There’s an obvious objection to this tool, which is that the subsequent crime cannot be considered as part of the sentencing of the original offense and vice-versa. Strictly speaking, they can’t. But a Judge probably cannot escape what he or she knows about the defendant’s subsequent and prior conduct, and thus whatever mental barriers which have been erected to compartmentalize the analysis are likely to be ineffective. A judge may simply be careful to not articulate her sentence for the earlier offense in terms of what happened in the subsequent crime.
From a Judge’s perspective, suspending imposition of a crime is preferable to granting a lesser sentence. Such a tool allows a Judge to distinguish between a “career criminal” and a someone who committed a “youthful indiscretion” while preserving the system’s ability to revisit the issue in light of subsequent conduct.
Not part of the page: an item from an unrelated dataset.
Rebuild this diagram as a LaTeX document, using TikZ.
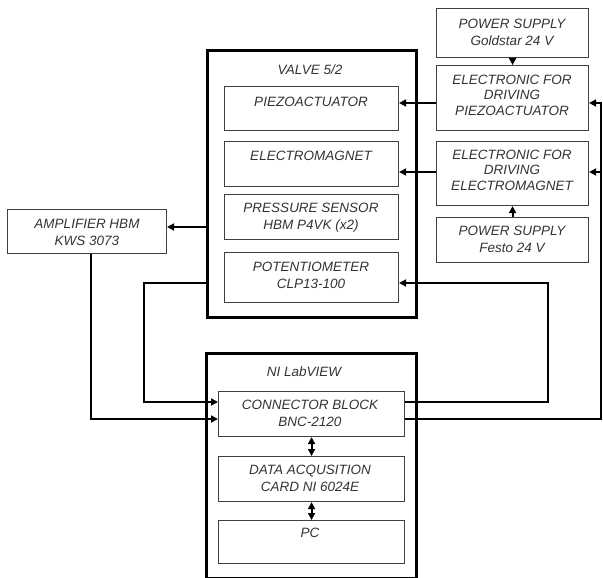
\documentclass[tikz,border=0pt]{standalone}
\usepackage{fontspec}
\setmainfont{Liberation Sans}
\usetikzlibrary{arrows.meta}
\begin{document}
\begin{tikzpicture}[x=1pt,y=-1pt,
 outerbox/.style={draw=black,line width=2.6pt,anchor=north west,inner sep=0pt,rectangle},
 innerbox/.style={draw=black!75,line width=1.1pt,anchor=north west,inner sep=0pt,rectangle},
 lbl/.style={font=\fontsize{13.5}{17}\selectfont\itshape,text=black!80,align=center,inner sep=0pt},
 lblc/.style={font=\fontsize{13.5}{15.5}\selectfont\itshape,text=black!80,align=center,inner sep=0pt},
 conn/.style={line width=2pt,-{Triangle[length=7pt,width=7pt]}},
 dconn/.style={line width=2pt,{Triangle[length=7pt,width=7pt]}-{Triangle[length=7pt,width=7pt]}}]
\useasboundingbox (0,0) rectangle (603,578);

% boxes
\node[outerbox,minimum width=209pt,minimum height=267pt] (valve) at (206,49) {};
\node[innerbox,minimum width=174pt,minimum height=44pt] (piezo) at (224,86) {};
\node[innerbox,minimum width=174pt,minimum height=45pt] (emag) at (224,141) {};
\node[innerbox,minimum width=174pt,minimum height=45pt] (press) at (224,194) {};
\node[innerbox,minimum width=174pt,minimum height=50pt] (pot) at (224,252) {};
\node[innerbox,minimum width=159pt,minimum height=44pt] (amp) at (7,209) {};
\node[innerbox,minimum width=152pt,minimum height=49pt] (psg) at (436,8) {};
\node[innerbox,minimum width=152pt,minimum height=65pt] (edp) at (436,65) {};
\node[innerbox,minimum width=152pt,minimum height=64pt] (ede) at (436,141) {};
\node[innerbox,minimum width=152pt,minimum height=45pt] (psf) at (436,217) {};
\node[outerbox,minimum width=210pt,minimum height=225pt] (ni) at (205,352) {};
\node[innerbox,minimum width=186pt,minimum height=45pt] (conn) at (218,391) {};
\node[innerbox,minimum width=186pt,minimum height=45pt] (daq) at (218,456) {};
\node[innerbox,minimum width=186pt,minimum height=43pt] (pc) at (218,520) {};

% labels
\node[lbl] (tvalve) at (310,70) {VALVE 5/2};
\node[lbl] (tpiezo) at (311,102) {PIEZOACTUATOR};
\node[lbl] (temag) at (311,156) {ELECTROMAGNET};
\node[lbl] (tpress) at (311,218) {PRESSURE SENSOR\\HBM P4VK (x2)};
\node[lbl] (tpot) at (311,275) {POTENTIOMETER\\CLP13-100};
\node[lbl] (tamp) at (87,232) {AMPLIFIER HBM\\KWS 3073};
\node[lbl] (tpsg) at (512,32) {POWER SUPPLY\\Goldstar 24 V};
\node[lblc] (tedp) at (512,95) {ELECTRONIC FOR\\DRIVING\\PIEZOACTUATOR};
\node[lblc] (tede) at (512,170) {ELECTRONIC FOR\\DRIVING\\ELECTROMAGNET};
\node[lbl] (tpsf) at (512,239) {POWER SUPPLY\\Festo 24 V};
\node[lbl] (tni) at (304,372) {NI LabVIEW};
\node[lbl] (tconn) at (310,413) {CONNECTOR BLOCK\\BNC-2120};
\node[lbl] (tdaq) at (310,478) {DATA ACQUSITION\\CARD NI 6024E};
\node[lbl] (tpc) at (310,533) {PC};

% helper coordinates
\coordinate (y103) at (0,103);
\coordinate (y172) at (0,172);
\coordinate (y227) at (0,227);
\coordinate (y283) at (0,283);
\coordinate (y402) at (0,402);
\coordinate (y419) at (0,419);
\coordinate (x91) at (91,0);
\coordinate (x144) at (144,0);
\coordinate (x548) at (548,0);
\coordinate (xR) at (601,0);

% connectors
\draw[conn] (psg.south) -- (edp.north);
\draw[conn] (psf.north) -- (ede.south);
\draw[conn] (edp.west |- y103) -- (piezo.east |- y103);
\draw[conn] (ede.west |- y172) -- (emag.east |- y172);
\draw[conn] (conn.east |- y419) -| (xR |- y103) -- (edp.east |- y103);
\draw[conn] (xR |- y172) -- (ede.east |- y172);
\draw[conn] (valve.west |- y227) -- (amp.east |- y227);
\draw[conn] (amp.south -| x91) -- (x91 |- y419) -- (conn.west |- y419);
\draw[conn] (valve.west |- y283) -- (x144 |- y283) -- (x144 |- y402) -- (conn.west |- y402);
\draw[conn] (conn.east |- y402) -- (x548 |- y402) -- (x548 |- y283) -- (pot.east |- y283);
\draw[dconn] (conn.south) -- (daq.north);
\draw[dconn] (daq.south) -- (pc.north);
\end{tikzpicture}
\end{document}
It is likely that the tool allows a Judge to grant mercy more often by reducing the cost of leniency and allows a more accurate sentence in a subsequent proceeding because of superior information. Moreover, with the prospect of an even harsher sentence the second time around, it can serve as a greater deterrent to subsequent crime. Of course, this assumes the criminal mind rationally calculates his or her behavior based upon the length of sentence.
Nevertheless, suspending imposition of a sentence may satisfy both the DA-minded and PD-minded alike by keeping one-time offenders out of jail but increasing the sentence of repeat players. Many lawyers would appreciate the increase in discretion such a tool affords a judge, although others might fear the punitive aspects of its application. But on the whole, the ability to suspend imposition of a sentence increases the discretion of a Judge and therefore reduces the power of other institutional actors like prosecutors who might vigorously oppose leniency under any other circumstance.